As an experiment, I tested the ‘Search within Collections/Finding Aids’ option by searching for “Downtown Gallery” and for gallery artist files to see if I was given a link to the new Downtown Gallery Records finding aid. My search for “Downtown Gallery” instead directed me to what appears to be a MARC record in the Smithsonian Archives, Manuscripts and Photographs catalog. Two versions of the finding aid are linked to from this record – with no indication as to how they are different (it turned out one was an old version – the other the new one which includes links to the digitized content). A bit more experimentation showed me that the new online collection finding aids are not integrated into the search. I will have to remember to try this sort of searching in a few months to see what the search experience is like.

What I was hoping for (in a perfect world) would be highlighting of the search terms and deep linking from the search results directly to the series and folder description pages. I wonder what side effects there will be for the accuracy of search results given that the series/folder detail description page does not include all the other text from the main finding aid. (ie New Finding Aid vs New Finding Aid Series Level Page). Oddly enough – the old version of the finding aid for this same collection includes the folder level descriptions on the SAME page (with HTML anchors permitting linking from the side bar Table of Contents to the correct location on the page). So a search for terms that appear in the historical background along with the name of an artist only listed at the folder level WOULD return results (in standard text searching) for the old finding aid but not for the new one. Once the new finding aids are integrated into the search results – it would be very helpful to have an option to only return finding aids that include digitized collections.

While exploring the folder level view, I assumed that the order of the images in the folders is the original order in the analog folder.

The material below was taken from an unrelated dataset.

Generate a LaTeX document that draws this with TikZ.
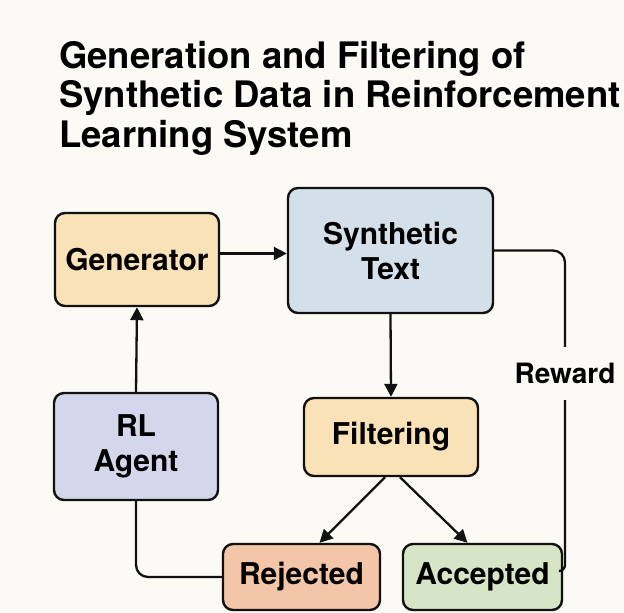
\documentclass[tikz,border=0pt]{standalone}
\usepackage{fontspec}
\setmainfont{TeX Gyre Heros}
\usetikzlibrary{arrows.meta}

\definecolor{paper}{HTML}{FBFAF5}
\definecolor{peach}{HTML}{F9E2B8}
\definecolor{steel}{HTML}{D3E0EA}
\definecolor{lavender}{HTML}{D4D6EC}
\definecolor{salmon}{HTML}{F2C6A6}
\definecolor{sage}{HTML}{D6E5C6}
\definecolor{ink}{HTML}{111111}

\tikzset{
  box/.style={draw=ink, line width=2.4pt, rounded corners=10pt,
    align=center, inner sep=0pt,
    font=\bfseries\fontsize{30}{35}\selectfont},
  flow/.style={draw=ink, line width=2.3pt,
    -{Triangle[length=13pt,width=13pt]}},
  link/.style={draw=ink, line width=2.3pt},
}

\begin{document}
\begin{tikzpicture}[x=1pt,y=-1pt]
  \useasboundingbox[fill=paper] (0,0) rectangle (624,613);

  % title
  \node[anchor=north west, align=left, inner sep=0pt,
        font=\bfseries\fontsize{36.5}{39.5}\selectfont] (title) at (59,41)
    {Generation and Filtering of\\
     Synthetic Data in Reinforcement\\
     Learning System};

  % boxes
  \node[box, fill=peach, minimum width=164pt, minimum height=93pt]
    (gen) at (137,259.5) {Generator};
  \node[box, fill=steel, minimum width=205pt, minimum height=125pt]
    (syn) at (390.5,250.5) {Synthetic\\Text};
  \node[box, fill=peach, minimum width=174pt, minimum height=78pt]
    (fil) at (391,437) {Filtering};
  \node[box, fill=lavender, minimum width=164pt, minimum height=107pt]
    (rl) at (136,446.5) {RL\\Agent};
  \node[box, fill=salmon, minimum width=157pt, minimum height=66pt]
    (rej) at (301.5,577) {Rejected};
  \node[box, fill=sage, minimum width=159pt, minimum height=66pt]
    (acc) at (482.5,577) {Accepted};

  % reward label on the feedback line
  \node[inner sep=0pt, minimum height=53pt,
        font=\bfseries\fontsize{28}{32}\selectfont]
    (rew) at (565,373.5) {Reward};

  % connectors
  \draw[flow] ([yshift=6pt]gen.east) -- ([yshift=6pt]gen.east -| syn.west);
  \draw[flow] (syn.south) -- (fil.north);
  \draw[flow] ([xshift=-6pt]fil.south) -- ([xshift=18pt]rej.north);
  \draw[flow] ([xshift=9pt]fil.south) -- ([xshift=-15pt]acc.north);
  \draw[flow] (rl.north) -- (gen.south);
  \draw[link, rounded corners=12pt] (rej.west) -| (rl.south);
  \draw[link, rounded corners=12pt] (syn.east) -| (rew.north);
  \draw[link, rounded corners=6pt] (rew.south) |- ([yshift=6pt]acc.east);
\end{tikzpicture}
\end{document}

If so, then that is a fabulous and elegant way of communicating the original order of the records to the user of the digital interface. If NOT – then it is quite misleading because a user could easily assume, as I did, that the order in which they are displayed in the folder view is the original order.

Overall, this is exciting work – and shows how well the EAD can function as a framework for the item level digitization of documents. It also points to some interesting questions about how to handle search within this type of framework.

UPDATE: See the comment below for the clarification that the new finding aids based on the work described in this presentation are NOT online yet – but should be at the end of the month (posted: 08/09/2006).